Friday, December 5, 2008

On Continuous Monitoring and Continous Actions


In Israel, a new law has gone into effect in December 1st, to fight Spam - it forbids sending commercial material over Email, SMS and recorded phone calls, unless the person signed up explicitly (e.g. through a website); recorded phone calls are especially bad, picking up the phone and talking to recorded message is something I am allergic to... Unfortunately, this law is in effect only in Israel, and I keep getting Spam in Turkish and Russian -- I have already blocked more that dozen spamming sources, but others keep pooping.
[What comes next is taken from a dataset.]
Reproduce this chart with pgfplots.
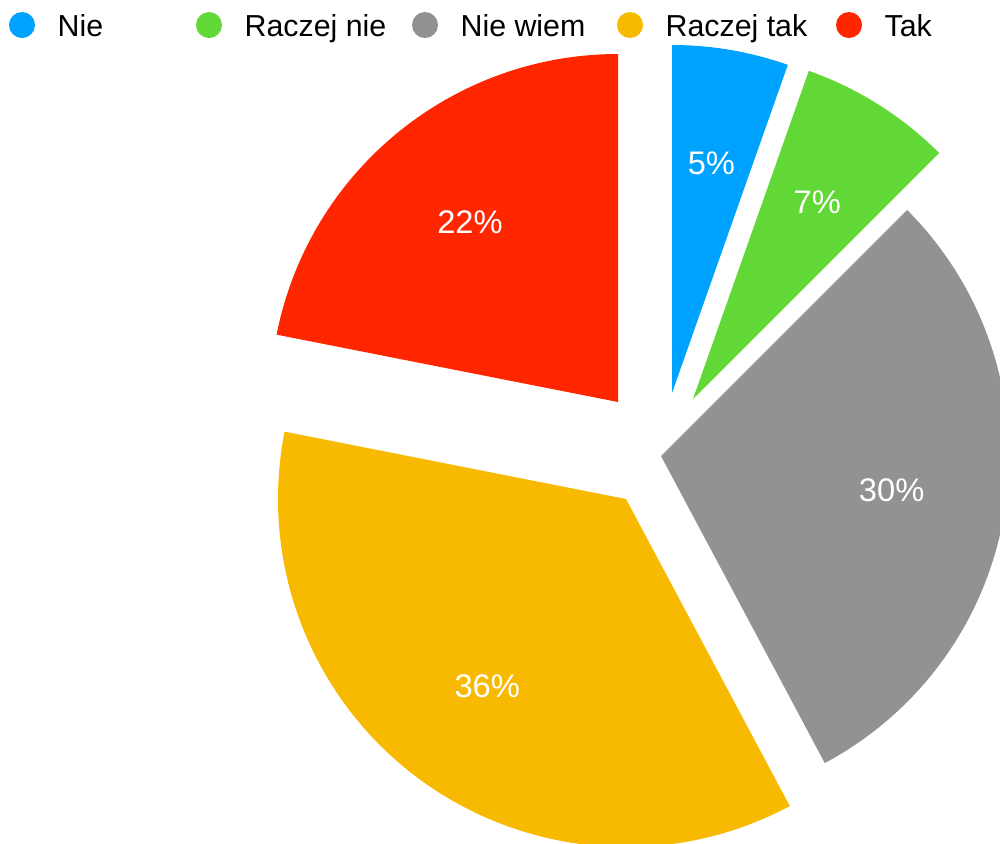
\documentclass[border=0pt]{standalone}
\usepackage{fontspec}
\setmainfont{Liberation Sans}
\usepackage{pgfplots}
\pgfplotsset{compat=1.18}
\usetikzlibrary{calc}
\definecolor{cNie}{HTML}{00A2FF}
\definecolor{cRnie}{HTML}{61D836}
\definecolor{cWiem}{HTML}{929292}
\definecolor{cRtak}{HTML}{F8BA00}
\definecolor{cTak}{HTML}{FF2600}
\newcommand{\R}{104.4pt}% pie radius (348 px at 0.3pt/px)

% colour, apex x, apex y, cumulative share before, share (in %)
\newcommand{\slice}[5]{%
  \pgfmathsetmacro\aA{90-3.6*#4}%
  \pgfmathsetmacro\aB{90-3.6*(#4+#5)}%
  \pgfmathsetmacro\aM{(\aA+\aB)/2}%
  \pgfmathtruncatemacro\pct{round(#5)}%
  \edef\tmp{%
    \noexpand\fill[#1, overlay] (axis cs:#2,#3) -- ++(\aA:\R)
      arc[start angle=\aA, end angle=\aB, radius=\R] -- cycle;
    \noexpand\node[text=white, inner sep=0pt, font=\noexpand\fontsize{9.8}{11}\noexpand\selectfont]
      at ($(axis cs:#2,#3)+(\aM:0.67*\R)$) {\pct\noexpand\%};}%
  \tmp}
\newcommand{\legitem}[3]{% colour, circle x, label
  \fill[#1] (axis cs:#2,25) circle[radius=3.9pt];
  \node[anchor=base west, inner sep=0pt] at (axis cs:#2+35,36) {#3};}

\begin{document}
\begin{tikzpicture}[font=\fontsize{9.1}{10.8}\selectfont]
\begin{axis}[
  x=0.3pt, y=0.3pt,
  xmin=0, xmax=1000, ymin=0, ymax=843,
  y dir=reverse,
  hide axis, clip=true,
]
% frame of the picture (the pie is cut at the right and bottom edges)
\path (axis cs:0,0) rectangle (axis cs:1000,843);
% shares: 5.4, 7.1, 29.7, 35.9, 21.9
\slice{cNie}{672}{393}{0}{5.4}
\slice{cRnie}{693}{399}{5.4}{7.1}
\slice{cWiem}{661}{456}{12.5}{29.7}
\slice{cRtak}{626}{499}{42.2}{35.9}
\slice{cTak}{618}{402}{78.1}{21.9}
\legitem{cNie}{22}{Nie}
\legitem{cRnie}{209}{Raczej nie}
\legitem{cWiem}{425}{Nie wiem}
\legitem{cRtak}{630}{Raczej tak}
\legitem{cTak}{849}{Tak}
\end{axis}
\end{tikzpicture}
\end{document}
Anyway -- this week, my Master student, Elad Margalit, had his final exam on the thesis, his thesis dealt in event-driven control of traffic lights, and he has shown (by simulation) that when the traffic lights frequencies of green and red in individual junctions are optimized based on the actual traffic it can shorten substantially the waiting times (there may be various goal functions here). This is done by continuous monitoring of the traffic (entrance and exit from a road segment by camera). IBM Research has done a lot of work in the area of "continuous optimization" that deals with solving optimization problem continuously, there are two variations: Solve the optimization problem all the time (in our case - for each cycle of the traffic light), or monitor all the time and solve the optimization problem only when there is a significant change from the base assumptions (in our case -- when the distribution of traffic in the various direction is significantly different, otherwise leave the traffic lights policies as is), this is based on the assumption that the cost of monitoring is much lower than the cost of actual changing the system behavior; if no such difference then we can use the continuous actions.

It is interesting to note that Coral8 added in its logo the trademarked expression "Continuous Intelligence". Interesting phrase, not sure if there is indeed intelligence, but I guess that intelligence is in the eyes of beholder.